Car wax companies know this and understand that their product needs to clean the paint and leave behind protection, thus most retail consumer wax type products are cleaner/waxes.

AIO is a Cleaner/Protectant, but this is the same idea, just that it doesn't use any kind of waxy substance as it's protection ingredient. Nothing wrong with a good quality cleaner/wax, in fact for daily drivers that are parked out side at least all or part of the time is good candidate for a cleaner/wax.


:xyxthumbs:

ScottB
08-20-2009, 05:49 PM
I used the Klasse Twins successfully on one of our Supercharged Buicks for several years. They are nearly bulletproof for months and outpaced more than several sealants that seem to easily etch with birdie doo-doo too.

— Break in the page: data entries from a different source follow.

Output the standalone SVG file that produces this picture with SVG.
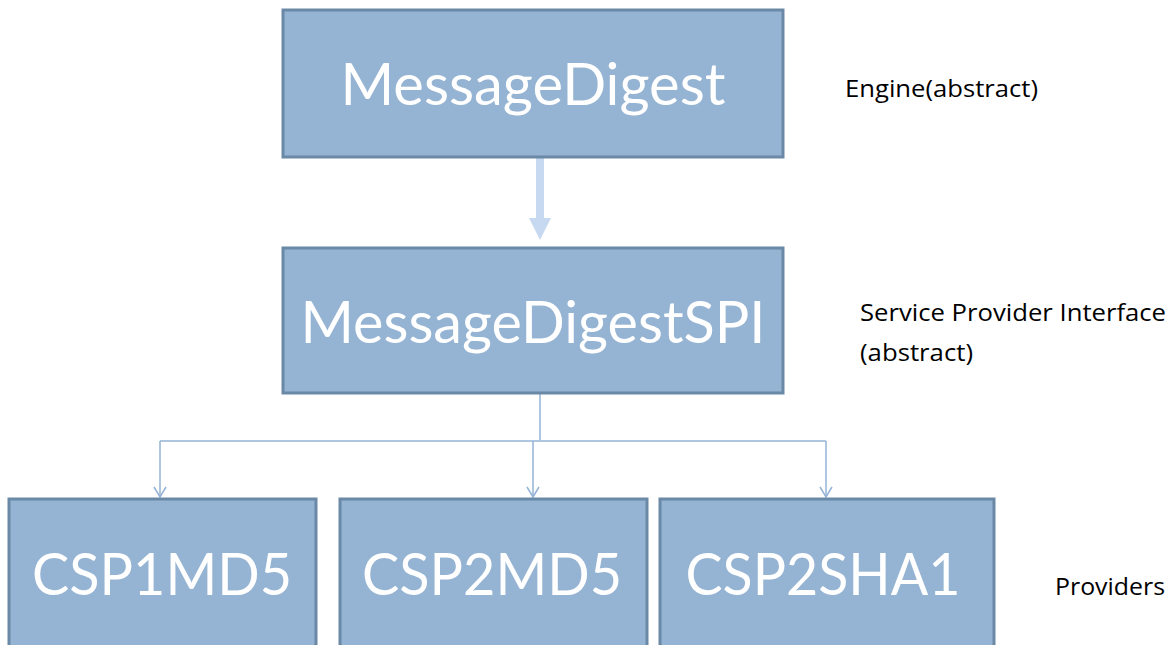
<svg xmlns="http://www.w3.org/2000/svg" width="1172" height="645" viewBox="0 0 1172 645">
  <style>
    .box { fill: #95B3D2; stroke: #6A89A6; stroke-width: 3; }
    .title { font-family: "Lato", "Open Sans", sans-serif; font-size: 58px; fill: #FFFFFF; text-anchor: middle; }
    .note { font-family: "Open Sans", "Liberation Sans", sans-serif; font-size: 24px; fill: #000000; }
    .link { fill: none; stroke: #95B3D7; stroke-width: 1.5; }
  </style>
  <defs>
    <marker id="open-arrow" viewBox="0 0 12 14" refX="11" refY="7" markerWidth="12" markerHeight="14" markerUnits="userSpaceOnUse" orient="auto">
      <path d="M1,1 L11,7 L1,13" fill="none" stroke="#95B3D7" stroke-width="1.5"/>
    </marker>
  </defs>
  <rect width="1172" height="645" fill="#FFFFFF"/>

  <g id="connectors">
    <!-- engine to SPI: thick block arrow -->
    <path d="M536,155 H544 V218 H551 L540,240 L529,218 H536 Z" fill="#C6D9F0"/>
    <!-- SPI to providers: tree with open arrowheads -->
    <path class="link" d="M540,393 V440"/>
    <path class="link" d="M160,441 H826"/>
    <path class="link" d="M160,441 V497" marker-end="url(#open-arrow)"/>
    <path class="link" d="M533,441 V497" marker-end="url(#open-arrow)"/>
    <path class="link" d="M826,441 V497" marker-end="url(#open-arrow)"/>
  </g>

  <g id="message-digest">
    <rect class="box" x="283" y="10" width="500" height="147"/>
    <text class="title" x="533" y="105" textLength="385" lengthAdjust="spacingAndGlyphs">MessageDigest</text>
  </g>

  <g id="message-digest-spi">
    <rect class="box" x="283" y="248" width="500" height="145"/>
    <text class="title" x="533" y="343" textLength="465" lengthAdjust="spacingAndGlyphs">MessageDigestSPI</text>
  </g>

  <g id="csp1md5">
    <rect class="box" x="9" y="499" width="307" height="160"/>
    <text class="title" x="162" y="595" textLength="260" lengthAdjust="spacingAndGlyphs">CSP1MD5</text>
  </g>

  <g id="csp2md5">
    <rect class="box" x="340" y="499" width="307" height="160"/>
    <text class="title" x="492" y="595" textLength="260" lengthAdjust="spacingAndGlyphs">CSP2MD5</text>
  </g>

  <g id="csp2sha1">
    <rect class="box" x="660" y="499" width="334" height="160"/>
    <text class="title" x="823" y="595" textLength="275" lengthAdjust="spacingAndGlyphs">CSP2SHA1</text>
  </g>

  <g id="labels">
    <text class="note" x="845" y="97" textLength="193" lengthAdjust="spacingAndGlyphs">Engine(abstract)</text>
    <text class="note" x="860" y="321" textLength="306" lengthAdjust="spacingAndGlyphs">Service Provider Interface</text>
    <text class="note" x="860" y="361" textLength="113" lengthAdjust="spacingAndGlyphs">(abstract)</text>
    <text class="note" x="1055" y="595" textLength="110" lengthAdjust="spacingAndGlyphs">Providers</text>
  </g>
</svg>
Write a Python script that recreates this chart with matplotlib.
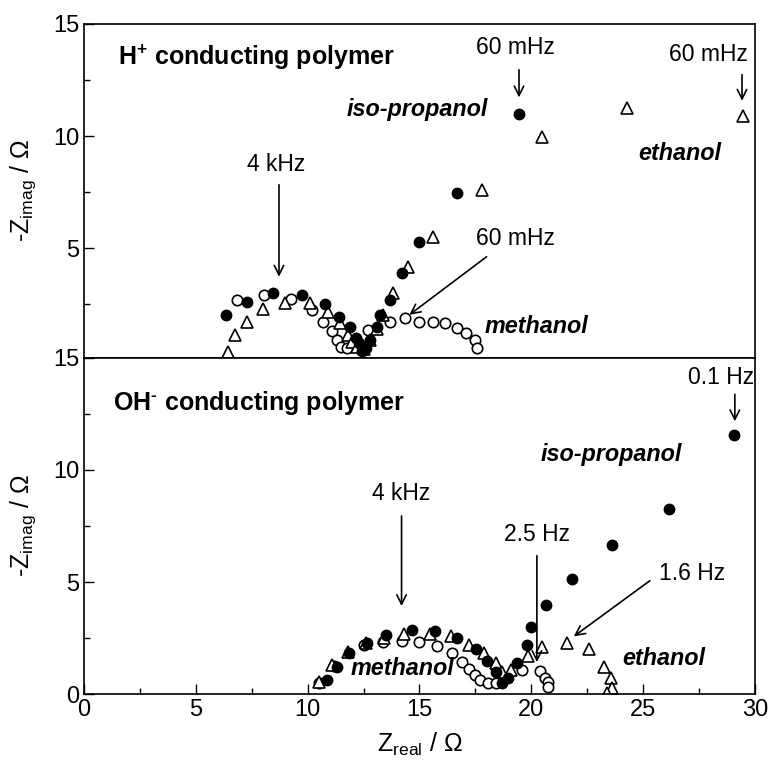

Applying and removing AIO is super easy and nice even by itside. Adding the Sealant (silver canister) is finicky but worth it. I prefer to move some to a small travel size spray bottle and spritz each panel once to twice max. I then buff in, turn MF towel, and buff off. Never saw any durability issues and best part came on/off without issue and never found any missed spots later. Best part, if you get a stubborn area just respritz and buff and it immediately comes off. You can certainly add another level after 12-24 hours as wanted or top with a glossy spray wax for nicest look.

belcherm58
08-20-2009, 08:39 PM
Thanks for the info Mike. Gonna print it out and sit in my recliner and read it. Just got home from a 12 hours day and I am beat. Gonna order some. Heard so much about it being bulletproof and long lasting. We can sometimes have a long harsh winter and lots of salt treatments on the road. I want to see how it holds up. I usually put a cost of nuba a month on the truck anyway if we have some decent days. Just got my LC kompressor pads and looks like a good time to
clean her up. Gotta get the Klasse ordered. Thanks all for the input.
Trust the judgment of my fellow forum members. I have the mans instructions. Could not be better.

belcherm58
08-23-2009, 04:25 PM
Just ordered the Klasse duo from AG. New adventure coming up. Cannot wait. New Buffer, New Kompressor Pads, New sealant and application instructions from the master detailer and fellow geek Mike Phillips. Gonna be a fun week. lol

m4bama
08-25-2009, 01:49 PM
Just ordered the Klasse duo from AG. New adventure coming up. Cannot wait. New Buffer, New Kompressor Pads, New sealant and application instructions from the master detailer and fellow geek Mike Phillips. Gonna be a fun week. lol

Good luck the Klasse Twins are great just spread the Sealant Glaze thinly as in super thin.
Apply the All-in-one with a damp applicator go around vehicle doing this then remove light film. Apply another layer of Klasse all-in-one this time with a dry pad apply little product and work it all in to surface a section at a time there should be little to none to buff of at the end. then apply Klasse Sealant glaze to whole vehicle and let set for and hour or two.